WRITTEN INSTRUCTION – Output the material word for word. Leave each picture out.

------ DATASET SECTION

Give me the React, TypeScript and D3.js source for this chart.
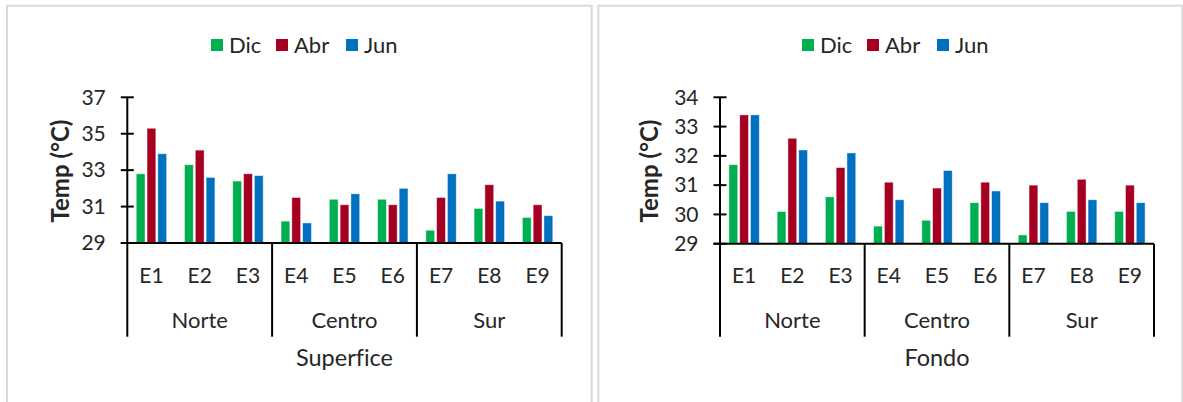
import React from 'react';
import * as d3 from 'd3';

const categories = ['E1', 'E2', 'E3', 'E4', 'E5', 'E6', 'E7', 'E8', 'E9'];
const groups = ['Norte', 'Centro', 'Sur'];
const seriesNames = ['Dic', 'Abr', 'Jun'];
const seriesColors = ['#00B050', '#A50021', '#0070C0'];

const supDic = [32.8, 33.3, 32.4, 30.2, 31.4, 31.4, 29.7, 30.9, 30.4];
const supAbr = [35.3, 34.1, 32.8, 31.5, 31.1, 31.1, 31.5, 32.2, 31.1];
const supJun = [33.9, 32.6, 32.7, 30.1, 31.7, 32.0, 32.8, 31.3, 30.5];

const fonDic = [31.7, 30.1, 30.6, 29.6, 29.8, 30.4, 29.3, 30.1, 30.1];
const fonAbr = [33.4, 32.6, 31.6, 31.1, 30.9, 31.1, 31.0, 31.2, 31.0];
const fonJun = [33.4, 32.2, 32.1, 30.5, 31.5, 30.8, 30.4, 30.5, 30.4];

const supTicks = [29, 31, 33, 35, 37];
const fonTicks = [29, 30, 31, 32, 33, 34];

const FONT = 'Lato, "Open Sans", sans-serif';
const TXT = {
  fontVariantLigatures: 'none',
  fontFeatureSettings: '"liga" 0, "clig" 0, "dlig" 0',
} as React.CSSProperties;

type ChartProps = {
  values: number[][];
  ticks: number[];
  title: string;
  axisX: number;
  axisRight: number;
  yTop: number;
  yBottom: number;
  yLabelX: number;
  legendX: number;
};

function Chart(p: ChartProps) {
  const y = d3.scaleLinear().domain([p.ticks[0], p.ticks[p.ticks.length - 1]]).range([p.yBottom, p.yTop]);
  const x0 = d3.scaleBand().domain(categories).range([p.axisX, p.axisRight]).paddingInner(0.37).paddingOuter(0.185);
  const x1 = d3.scaleBand().domain(seriesNames).range([0, x0.bandwidth()]).paddingInner(0.185);
  const gx = d3.scaleBand().domain(groups).range([p.axisX, p.axisRight]);
  const sepBottom = 336.7;
  const tickHalf = 6.5;
  const centerX = (p.axisX + p.axisRight) / 2;
  const legendSpacing = [0, 65, 135];
  return (
    <g>
      {seriesNames.map((s, i) => (
        <g key={s} transform={`translate(${p.legendX + legendSpacing[i]},0)`}>
          <rect x={0} y={39} width={12} height={12} fill={seriesColors[i]} />
          <text x={18} y={52.5} fontSize={22} fontFamily={FONT} fill="#262626" style={TXT}>{s}</text>
        </g>
      ))}
      {p.values.map((vals, si) =>
        vals.map((v, ci) => (
          <rect
            key={`${si}-${ci}`}
            x={(x0(categories[ci]) as number) + (x1(seriesNames[si]) as number)}
            y={y(v)}
            width={x1.bandwidth()}
            height={y(p.ticks[0]) - y(v)}
            fill={seriesColors[si]}
            stroke="rgba(255,255,255,0.55)"
            strokeWidth={0.8}
          />
        ))
      )}
      <line x1={p.axisX} x2={p.axisX} y1={p.yTop} y2={p.yBottom} stroke="#000" strokeWidth={2} />
      {p.ticks.map((t) => (
        <g key={t}>
          <line x1={p.axisX - tickHalf} x2={p.axisX + tickHalf} y1={y(t)} y2={y(t)} stroke="#000" strokeWidth={2} />
          <text x={p.axisX - 21.5} y={y(t) + 7.3} textAnchor="end" fontSize={21} fontFamily={FONT} fill="#262626" style={TXT}>{t}</text>
        </g>
      ))}
      <line x1={p.axisX - tickHalf} x2={p.axisRight} y1={p.yBottom} y2={p.yBottom} stroke="#000" strokeWidth={2} />
      {groups.map((g) => (
        <line key={g} x1={gx(g)} x2={gx(g)} y1={p.yBottom} y2={sepBottom} stroke="#000" strokeWidth={2} />
      ))}
      <line x1={p.axisRight} x2={p.axisRight} y1={p.yBottom} y2={sepBottom} stroke="#000" strokeWidth={2} />
      {categories.map((c) => (
        <text key={c} x={(x0(c) as number) + x0.bandwidth() / 2} y={282.5} textAnchor="middle" fontSize={21} fontFamily={FONT} fill="#262626" style={TXT}>{c}</text>
      ))}
      {groups.map((g) => (
        <text key={g} x={(gx(g) as number) + gx.bandwidth() / 2} y={328.3} textAnchor="middle" fontSize={22} fontFamily={FONT} fill="#262626" style={TXT}>{g}</text>
      ))}
      <text x={centerX} y={366} textAnchor="middle" fontSize={23.5} fontFamily={FONT} fill="#262626" style={TXT}>{p.title}</text>
      <text
        transform={`translate(${p.yLabelX},171) rotate(-90)`}
        textAnchor="middle"
        fontSize={24}
        fontWeight="bold"
        fontFamily={FONT}
        fill="#262626"
        style={TXT}
      >Temp (°C)</text>
    </g>
  );
}

export default function App() {
  return (
    <svg width={1183} height={402} style={{ position: 'absolute', left: 0, top: 0, background: '#fff' }}>
      <rect x={0} y={0} width={1183} height={402} fill="#fff" />
      <rect x={7} y={5.7} width={584.7} height={420} fill="#fff" stroke="#d9d9d9" strokeWidth={2} />
      <rect x={598.3} y={5.7} width={584} height={420} fill="#fff" stroke="#d9d9d9" strokeWidth={2} />
      <Chart
        values={[supDic, supAbr, supJun]}
        ticks={supTicks}
        title="Superfice"
        axisX={127.3}
        axisRight={561.7}
        yTop={97.3}
        yBottom={243}
        yLabelX={69}
        legendX={211}
      />
      <Chart
        values={[fonDic, fonAbr, fonJun]}
        ticks={fonTicks}
        title="Fondo"
        axisX={720}
        axisRight={1154}
        yTop={97.3}
        yBottom={243.7}
        yLabelX={657.5}
        legendX={802}
      />
    </svg>
  );
}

------------

SOLVED EXERCISE –
Give me the React, TypeScript and D3.js source for this chart.
import React from 'react';
import * as d3 from 'd3';

const categories = ['E1', 'E2', 'E3', 'E4', 'E5', 'E6', 'E7', 'E8', 'E9'];
const groups = ['Norte', 'Centro', 'Sur'];
const seriesNames = ['Dic', 'Abr', 'Jun'];
const seriesColors = ['#00B050', '#A50021', '#0070C0'];

const supDic = [32.8, 33.3, 32.4, 30.2, 31.4, 31.4, 29.7, 30.9, 30.4];
const supAbr = [35.3, 34.1, 32.8, 31.5, 31.1, 31.1, 31.5, 32.2, 31.1];
const supJun = [33.9, 32.6, 32.7, 30.1, 31.7, 32.0, 32.8, 31.3, 30.5];

const fonDic = [31.7, 30.1, 30.6, 29.6, 29.8, 30.4, 29.3, 30.1, 30.1];
const fonAbr = [33.4, 32.6, 31.6, 31.1, 30.9, 31.1, 31.0, 31.2, 31.0];
const fonJun = [33.4, 32.2, 32.1, 30.5, 31.5, 30.8, 30.4, 30.5, 30.4];

const supTicks = [29, 31, 33, 35, 37];
const fonTicks = [29, 30, 31, 32, 33, 34];

const FONT = 'Lato, "Open Sans", sans-serif';
const TXT = {
  fontVariantLigatures: 'none',
  fontFeatureSettings: '"liga" 0, "clig" 0, "dlig" 0',
} as React.CSSProperties;

type ChartProps = {
  values: number[][];
  ticks: number[];
  title: string;
  axisX: number;
  axisRight: number;
  yTop: number;
  yBottom: number;
  yLabelX: number;
  legendX: number;
};

function Chart(p: ChartProps) {
  const y = d3.scaleLinear().domain([p.ticks[0], p.ticks[p.ticks.length - 1]]).range([p.yBottom, p.yTop]);
  const x0 = d3.scaleBand().domain(categories).range([p.axisX, p.axisRight]).paddingInner(0.37).paddingOuter(0.185);
  const x1 = d3.scaleBand().domain(seriesNames).range([0, x0.bandwidth()]).paddingInner(0.185);
  const gx = d3.scaleBand().domain(groups).range([p.axisX, p.axisRight]);
  const sepBottom = 336.7;
  const tickHalf = 6.5;
  const centerX = (p.axisX + p.axisRight) / 2;
  const legendSpacing = [0, 65, 135];
  return (
    <g>
      {seriesNames.map((s, i) => (
        <g key={s} transform={`translate(${p.legendX + legendSpacing[i]},0)`}>
          <rect x={0} y={39} width={12} height={12} fill={seriesColors[i]} />
          <text x={18} y={52.5} fontSize={22} fontFamily={FONT} fill="#262626" style={TXT}>{s}</text>
        </g>
      ))}
      {p.values.map((vals, si) =>
        vals.map((v, ci) => (
          <rect
            key={`${si}-${ci}`}
            x={(x0(categories[ci]) as number) + (x1(seriesNames[si]) as number)}
            y={y(v)}
            width={x1.bandwidth()}
            height={y(p.ticks[0]) - y(v)}
            fill={seriesColors[si]}
            stroke="rgba(255,255,255,0.55)"
            strokeWidth={0.8}
          />
        ))
      )}
      <line x1={p.axisX} x2={p.axisX} y1={p.yTop} y2={p.yBottom} stroke="#000" strokeWidth={2} />
      {p.ticks.map((t) => (
        <g key={t}>
          <line x1={p.axisX - tickHalf} x2={p.axisX + tickHalf} y1={y(t)} y2={y(t)} stroke="#000" strokeWidth={2} />
          <text x={p.axisX - 21.5} y={y(t) + 7.3} textAnchor="end" fontSize={21} fontFamily={FONT} fill="#262626" style={TXT}>{t}</text>
        </g>
      ))}
      <line x1={p.axisX - tickHalf} x2={p.axisRight} y1={p.yBottom} y2={p.yBottom} stroke="#000" strokeWidth={2} />
      {groups.map((g) => (
        <line key={g} x1={gx(g)} x2={gx(g)} y1={p.yBottom} y2={sepBottom} stroke="#000" strokeWidth={2} />
      ))}
      <line x1={p.axisRight} x2={p.axisRight} y1={p.yBottom} y2={sepBottom} stroke="#000" strokeWidth={2} />
      {categories.map((c) => (
        <text key={c} x={(x0(c) as number) + x0.bandwidth() / 2} y={282.5} textAnchor="middle" fontSize={21} fontFamily={FONT} fill="#262626" style={TXT}>{c}</text>
      ))}
      {groups.map((g) => (
        <text key={g} x={(gx(g) as number) + gx.bandwidth() / 2} y={328.3} textAnchor="middle" fontSize={22} fontFamily={FONT} fill="#262626" style={TXT}>{g}</text>
      ))}
      <text x={centerX} y={366} textAnchor="middle" fontSize={23.5} fontFamily={FONT} fill="#262626" style={TXT}>{p.title}</text>
      <text
        transform={`translate(${p.yLabelX},171) rotate(-90)`}
        textAnchor="middle"
        fontSize={24}
        fontWeight="bold"
        fontFamily={FONT}
        fill="#262626"
        style={TXT}
      >Temp (°C)</text>
    </g>
  );
}

export default function App() {
  return (
    <svg width={1183} height={402} style={{ position: 'absolute', left: 0, top: 0, background: '#fff' }}>
      <rect x={0} y={0} width={1183} height={402} fill="#fff" />
      <rect x={7} y={5.7} width={584.7} height={420} fill="#fff" stroke="#d9d9d9" strokeWidth={2} />
      <rect x={598.3} y={5.7} width={584} height={420} fill="#fff" stroke="#d9d9d9" strokeWidth={2} />
      <Chart
        values={[supDic, supAbr, supJun]}
        ticks={supTicks}
        title="Superfice"
        axisX={127.3}
        axisRight={561.7}
        yTop={97.3}
        yBottom={243}
        yLabelX={69}
        legendX={211}
      />
      <Chart
        values={[fonDic, fonAbr, fonJun]}
        ticks={fonTicks}
        title="Fondo"
        axisX={720}
        axisRight={1154}
        yTop={97.3}
        yBottom={243.7}
        yLabelX={657.5}
        legendX={802}
      />
    </svg>
  );
}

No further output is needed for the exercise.